Forget about the fact that me riding a skateboard was the only difference between me and the other black kids, that I loved the same Hip Hop that they did, that I still cherished the voluptuous backsides of the 8 or so black girls who attended my junior high school - forget about the fact that many of my detractors couldn't answer a black history question if a man with an itchy trigger finger was having an epileptic fit while holding a loaded handgun to their collective heads. To most of them I was trying to be white, simply because my primary mode of transportation happened to be a skateboard - and because posters of Neil Blender and Mark Gonzalez shared wall-space with the likes of Run D.M.C and Whodini. Like I've said before, that time period was instrumental in terms of carving out the person that I am today - I constantly wax poetic about how both skateboarding and Public Enemy's "It Takes a Nation of Million.." album was the potent mixture that created the black man you all affectionately know as Humanity F Critic. All of that sounds good, but one part of the story that I always conveniently leave out, primarily because it makes the story less sexy - is how, briefly during High School, I went through a militant "Michael from "Good Times" phase to garner favor with the 12 black folks that went to my 99.9% white High School and to reestablish my "urban street cred".
It was sad man, I grew a wildly unmanageable Afro that melted any pick that I put up to it like it just saw the arch of the covenant, I wore these gaudy African beads that suggested that I was auditioning to be the newest member of X-Clan, I never left the house without wearing some sort of black medallion - and of course I only wore T-Shirts that exhibited my black pride, even sporting an "ANC" shirt years before I even knew what those particular letters stood for. The saddest part about this moment in time is all the sexual advances from girls named "Becky" and "Summer" that I openly rebuked just to maintain my silly militant image - that's why if time machines existed, I would go back to 1990 and have more white chicks on my dick than a Sybian.(..or a ticket scalper at a Kenny Chesney concert)
Before long I came to my senses and reacquainted myself with my skateboard, no longer feeling the need to wear my Afrocentrism on my sleeve like a tacky cuff-link a third-rate pimp might wear - and even though I have yet to bed a woman of the Caucasian persuasion, I have no problem with interracial dating, I have returned love letters that I wrote in blood to Janeane Garofalo to back that claim up.(and a restraining order) No one reminds me more about my current views being in stark contrast to how militant I once was more than my friend Danny, I can't tell you how many times we'll be at a bar and I'll have some PAWG(phat ass white girl) sit on my lap while saying "You know if we date I can't take you home to meet my mama, right?" - only for my lifelong friend to clap while sarcastically saying "What would Marcus Garvey say if he saw you being sexually suggestive with a 'pink toe'?"(Danny is white by the way)

But if you simply bring up the NBA to me my skin suddenly transforms into kinte cloth as if I was a superhero who only attended Justice League meetings during Black History Month - and I start to spouting off controversial screeds that make Malcolm X look like Clarence Thomas.
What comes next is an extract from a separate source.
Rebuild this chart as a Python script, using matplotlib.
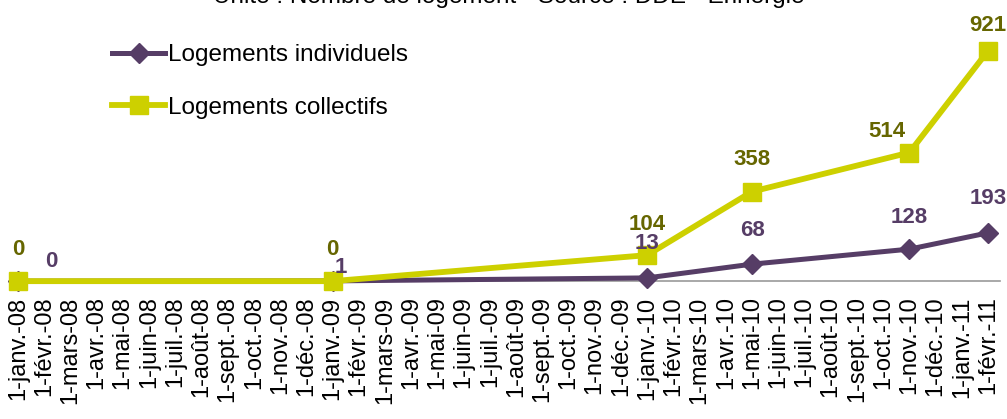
import matplotlib.pyplot as plt

plt.rcParams['font.family'] = ['Liberation Sans', 'DejaVu Sans']

# monthly categories from janv. 2008 to févr. 2011
mois = ['janv.', 'févr.', 'mars', 'avr.', 'mai', 'juin', 'juil.', 'août',
        'sept.', 'oct.', 'nov.', 'déc.']
annees = ['08', '09', '10', '11']
tick_labels = ['1-%s-%s' % (m, a) for a in annees for m in mois][:38]

# data points (index into the monthly axis)
point_idx = [0, 12, 24, 28, 34, 37]
individuels = [0, 1, 13, 68, 128, 193]
collectifs = [0, 0, 104, 358, 514, 921]

col_indiv = '#563D66'
col_coll = '#CDD000'
col_coll_txt = '#666600'

fig = plt.figure(figsize=(10.07, 4.19), dpi=100)
ax = fig.add_axes([0.0099, 0.329, 0.983, 0.597])

ax.plot(point_idx, individuels, color=col_indiv, lw=3.6, marker='D', ms=10,
        label='Logements individuels', clip_on=False, zorder=3)
ax.plot(point_idx, collectifs, color=col_coll, lw=4.2, marker='s', ms=12.5,
        label='Logements collectifs', clip_on=False, zorder=4)

# data labels, offsets in points
off_indiv = [(24, 14), (6, 10), (0, 25), (0, 24), (0, 23), (0, 25)]
off_coll = [(0, 23), (0, 23), (0, 22), (0, 23), (-16, 15), (0, 18)]
for x, v, o in zip(point_idx, individuels, off_indiv):
    ax.annotate(str(v), (x, v), xytext=o, textcoords='offset points',
                ha='center', va='center', fontsize=16, fontweight='bold',
                color=col_indiv, zorder=6)
for x, v, o in zip(point_idx, collectifs, off_coll):
    ax.annotate(str(v), (x, v), xytext=o, textcoords='offset points',
                ha='center', va='center', fontsize=16, fontweight='bold',
                color=col_coll_txt, zorder=6)

ax.set_xlim(-0.3, 37.45)
ax.set_ylim(0, 1000)
ax.set_xticks(range(len(tick_labels)))
ax.set_xticklabels(tick_labels, rotation=90, fontsize=17, va='top')
ax.tick_params(axis='x', length=0, pad=11)
ax.set_yticks([])
for s in ['top', 'right', 'left']:
    ax.spines[s].set_visible(False)
ax.spines['bottom'].set_color('#999999')
ax.spines['bottom'].set_linewidth(1.2)

ax.legend(loc='upper left', bbox_to_anchor=(0.081, 1.035), frameon=False,
          fontsize=17.5, handlelength=2.2, handletextpad=0.1,
          labelspacing=1.25)

fig.text(0.505, 1 - 3 / 419, 'Unité : Nombre de logement - Source : DDE - Erinergie',
         ha='center', va='baseline', fontsize=17.5)

fig.savefig('out.png', dpi=100)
For example, some might say the dress-code that the NBA imposed upon its players was an innocent gesture, trying to make their product more marketable and all - I personally believe that it was a ham-fisted attempt to make socially retarded, crotchety old white men feel more comfortable.(Maybe they are both the same thing?) The sports media, usually inept, is especially abysmal when it comes to the NBA - fights that happen in other sports are almost treated as an afterthought, but when a basketball fight breaks out not only is it ritualistically replayed every 5 minutes but the announcers act as if a black man throwing a right jab on a parque flooring is akin to murdering puppies. Remember a few years ago when Allen Iverson tried to put out that rap album, I understand the subject material wasn't exactly shedding a helpful light on the genocide in Darfur or childhood obesity - but the sports media, along with David Stern, acted as if spitting a 16 bar verse about violence was a hell-worthy trespass akin to having impure thoughts about a nun or kissing a girl on the mouth after an orgy. I sincerely think that David Stern is racist, I've never seen a commissioner have so much contempt for his own players - every time the man is asked to comment on some gripe that a player might have, he always finds a way to conveniently insult their intelligence.(Or lack thereof) The way sports pundits view Stern as a "take no shit" commissioner always irritated me, mainly because when people say that, there always seems to be a "he's really keeping those niggers in line" undercurrent to it all.
But in light of the recent Tim Donoghy scandal, where an NBA referee affected the point spread and bet on those games the he officiated - it wasn't covered with the same disgust by the media as a certain brawl at Auburn Hills was. I mean, the outcome of games were affected here - in a sports world that gleefully masturbates over Barry Bonds and stories about fall-from-grace Olympic sprinters whose 100meter times where not only wind aided, you'd figure that we'd still be getting bombarded with nonstop coverage, equipped with wordy commentaries about the integrity of professional Basketball being nonexistent. Not so much. Even David Stern, a man you think would rule with an iron fist based on his stance on basketball fights and misguided rap albums - not only tried to spin the Donaghy scandal as a promotional tool for the NBA, but also off the court violence:
"Amazing is where 81 points (by Kobe Bryant) happens, where Ben Wallace's hair happens, where Yao Ming happens, where caring happens." He pauses, then adds, "Where Donaghy happens, where clubbing happens, where registered weapons happen. We invite our fans to mesh up whatever happens. It's all there."
Jesus Christ. Allen, the coast is clear, you can drop that Hip Hop album now - there's clearly an opening.